_REQUIREMENTS_
Please, without the pictures, retype exactly the lines from the start of the material through the line that holds "fill=\col] (tB\k) at".
===== DATA LINES =====
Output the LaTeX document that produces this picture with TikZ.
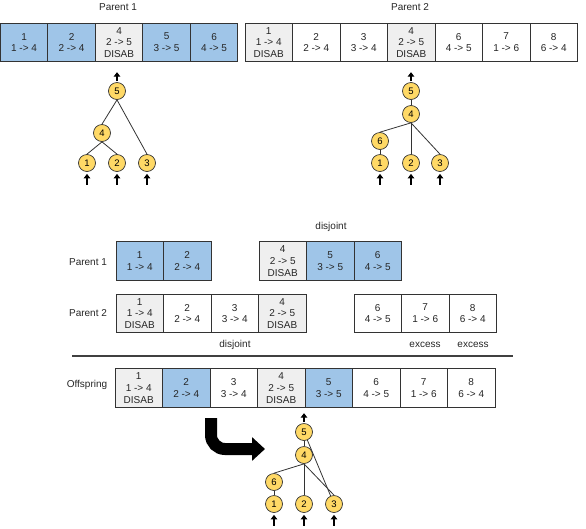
\documentclass[tikz,border=0pt]{standalone}
\usepackage{fontspec}
\setmainfont{Liberation Sans}
\usetikzlibrary{arrows.meta, positioning, calc}
\definecolor{GeneBlue}{HTML}{9FC5E8}
\definecolor{GeneGray}{HTML}{EFEFEF}
\definecolor{NodeGold}{HTML}{FFD966}
\definecolor{CLine}{HTML}{333333}

\begin{document}
\begin{tikzpicture}[x=1pt, y=-1pt,
    gene/.style={draw=CLine, line width=0.8pt, minimum width=47.5pt, minimum height=38.5pt,
        inner sep=0pt, align=center, text=black!85, font=\fontsize{10pt}{11.8pt}\selectfont},
    lbl/.style={font=\fontsize{10pt}{12pt}\selectfont, text=black!85},
    gnode/.style={circle, draw=CLine, line width=0.7pt, fill=NodeGold, minimum size=17pt,
        inner sep=0pt, font=\fontsize{9.5pt}{10pt}\selectfont},
    link/.style={CLine, line width=0.8pt},
    pin/.style={line width=1.8pt, -{Triangle[length=4.5pt, width=6.5pt]}}]
    \useasboundingbox (0,0) rectangle (586,528);

    % --- Parent 1 (top) ---
    \node[lbl] (tP1) at (118,7) {Parent 1};
    \foreach \txt/\col [count=\k] in {1\\1 -> 4/GeneBlue, 2\\2 -> 4/GeneBlue,
        4\\2 -> 5\\DISAB/GeneGray, 5\\3 -> 5/GeneBlue, 6\\4 -> 5/GeneBlue}
        \node[gene, fill=\col] (tA\k) at ({0.3+(\k-0.5)*47.5}, 42.5) {\txt};

    % --- Parent 2 (top) ---
    \node[lbl] (tP2) at (410,7) {Parent 2};
    \foreach \txt/\col [count=\k] in {1\\1 -> 4\\DISAB/GeneGray, 2\\2 -> 4/white,
        3\\3 -> 4/white, 4\\2 -> 5\\DISAB/GeneGray, 6\\4 -> 5/white,
        7\\1 -> 6/white, 8\\6 -> 4/white}
        \node[gene, fill=\col] (tB\k) at ({245+(\k-0.5)*47.5}, 42.5) {\txt};

    % Network of parent 1
    \node[gnode] (a5) at (117,91) {5};
    \node[gnode] (a4) at (102,133) {4};
    \node[gnode] (a1) at (87,163) {1};
    \node[gnode] (a2) at (117,163) {2};
    \node[gnode] (a3) at (147,163) {3};
    \draw[link] (a5.south) -- (a4.north);
    \draw[link] (a5.south) -- (a3.north);
    \draw[link] (a4.south) -- (a1.north);
    \draw[link] (a4.south) -- (a2.north);

    % Network of parent 2
    \node[gnode] (b5) at (411,91) {5};
    \node[gnode] (b4) at (411,114) {4};
    \node[gnode] (b6) at (380,141) {6};
    \node[gnode] (b1) at (380,163) {1};
    \node[gnode] (b2) at (411,163) {2};
    \node[gnode] (b3) at (440,163) {3};
    \draw[link] (b5) -- (b4);
    \draw[link] (b4.south) -- (b6.north);
    \draw[link] (b6) -- (b1);
    \draw[link] (b4.south) -- (b2.north);
    \draw[link] (b4.south) -- (b3.north);

    % --- Aligned genes ---
    \node[lbl] (mP1) at (88,262) {Parent 1};
    \node[lbl] (mP2) at (88,313) {Parent 2};
    \foreach \txt/\col [count=\k] in {1\\1 -> 4/GeneBlue, 2\\2 -> 4/GeneBlue}
        \node[gene, fill=\col] (mA\k) at ({116+(\k-0.5)*47.5}, 261) {\txt};
    \foreach \txt/\col [count=\k] in {4\\2 -> 5\\DISAB/GeneGray, 5\\3 -> 5/GeneBlue,
        6\\4 -> 5/GeneBlue}
        \node[gene, fill=\col] (mC\k) at ({259+(\k-0.5)*47.5}, 261) {\txt};
    \foreach \txt/\col [count=\k] in {1\\1 -> 4\\DISAB/GeneGray, 2\\2 -> 4/white,
        3\\3 -> 4/white, 4\\2 -> 5\\DISAB/GeneGray}
        \node[gene, fill=\col] (mB\k) at ({116+(\k-0.5)*47.5}, 313.5) {\txt};
    \foreach \txt/\col [count=\k] in {6\\4 -> 5/white, 7\\1 -> 6/white, 8\\6 -> 4/white}
        \node[gene, fill=\col] (mD\k) at ({354+(\k-0.5)*47.5}, 313.5) {\txt};
    \node[lbl] (dj1) at (331,227) {disjoint};
    \node[lbl] (dj2) at (235,345) {disjoint};
    \node[lbl] (ex1) at (425,345) {excess};
    \node[lbl] (ex2) at (473,345) {excess};

    \draw[black!75, line width=1.2pt] (72,356) -- (513,356);

    % --- Offspring ---
    \node[lbl] (oLbl) at (87,385) {Offspring};
    \foreach \txt/\col [count=\k] in {1\\1 -> 4\\DISAB/GeneGray, 2\\2 -> 4/GeneBlue,
        3\\3 -> 4/white, 4\\2 -> 5\\DISAB/GeneGray, 5\\3 -> 5/GeneBlue,
        6\\4 -> 5/white, 7\\1 -> 6/white, 8\\6 -> 4/white}
        \node[gene, fill=\col] (oG\k) at ({115+(\k-0.5)*47.5}, 388) {\txt};

    % Big turn arrow
    \draw[line width=12pt, rounded corners=14pt, -{Triangle[length=13pt, width=23pt]}]
        (211,418) -- (211,449) -- (265,449);

    % Network of offspring
    \node[gnode] (c5) at (304,432) {5};
    \node[gnode] (c4) at (304,455) {4};
    \node[gnode] (c6) at (274,482) {6};
    \node[gnode] (c1) at (274,504) {1};
    \node[gnode] (c2) at (304,504) {2};
    \node[gnode] (c3) at (334,504) {3};
    \draw[link] (c5) -- (c4);
    \draw[link] (c4.south) -- (c6.north);
    \draw[link] (c6) -- (c1);
    \draw[link] (c4.south) -- (c2.north);
    \draw[link] (c4.south) -- (c3.north);
    \draw[link] (c5) -- (c3);

    % Input and output pins
    \foreach \n in {a5,b5,c5}
        \draw[pin] ([yshift=1pt]\n.north) -- ([yshift=10pt]\n.north);
    \foreach \n in {a1,a2,a3,b1,b2,b3,c1,c2,c3}
        \draw[pin] ([yshift=-13pt]\n.south) -- ([yshift=-2pt]\n.south);
\end{tikzpicture}
\end{document}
=====
_ANSWER FOR THIS EXERCISE_
Output the LaTeX document that produces this picture with TikZ.
\documentclass[tikz,border=0pt]{standalone}
\usepackage{fontspec}
\setmainfont{Liberation Sans}
\usetikzlibrary{arrows.meta, positioning, calc}
\definecolor{GeneBlue}{HTML}{9FC5E8}
\definecolor{GeneGray}{HTML}{EFEFEF}
\definecolor{NodeGold}{HTML}{FFD966}
\definecolor{CLine}{HTML}{333333}

\begin{document}
\begin{tikzpicture}[x=1pt, y=-1pt,
    gene/.style={draw=CLine, line width=0.8pt, minimum width=47.5pt, minimum height=38.5pt,
        inner sep=0pt, align=center, text=black!85, font=\fontsize{10pt}{11.8pt}\selectfont},
    lbl/.style={font=\fontsize{10pt}{12pt}\selectfont, text=black!85},
    gnode/.style={circle, draw=CLine, line width=0.7pt, fill=NodeGold, minimum size=17pt,
        inner sep=0pt, font=\fontsize{9.5pt}{10pt}\selectfont},
    link/.style={CLine, line width=0.8pt},
    pin/.style={line width=1.8pt, -{Triangle[length=4.5pt, width=6.5pt]}}]
    \useasboundingbox (0,0) rectangle (586,528);

    % --- Parent 1 (top) ---
    \node[lbl] (tP1) at (118,7) {Parent 1};
    \foreach \txt/\col [count=\k] in {1\\1 -> 4/GeneBlue, 2\\2 -> 4/GeneBlue,
        4\\2 -> 5\\DISAB/GeneGray, 5\\3 -> 5/GeneBlue, 6\\4 -> 5/GeneBlue}
        \node[gene, fill=\col] (tA\k) at ({0.3+(\k-0.5)*47.5}, 42.5) {\txt};

    % --- Parent 2 (top) ---
    \node[lbl] (tP2) at (410,7) {Parent 2};
    \foreach \txt/\col [count=\k] in {1\\1 -> 4\\DISAB/GeneGray, 2\\2 -> 4/white,
        3\\3 -> 4/white, 4\\2 -> 5\\DISAB/GeneGray, 6\\4 -> 5/white,
        7\\1 -> 6/white, 8\\6 -> 4/white}
        \node[gene, fill=\col] (tB\k) at ({245+(\k-0.5)*47.5}, 42.5) {\txt};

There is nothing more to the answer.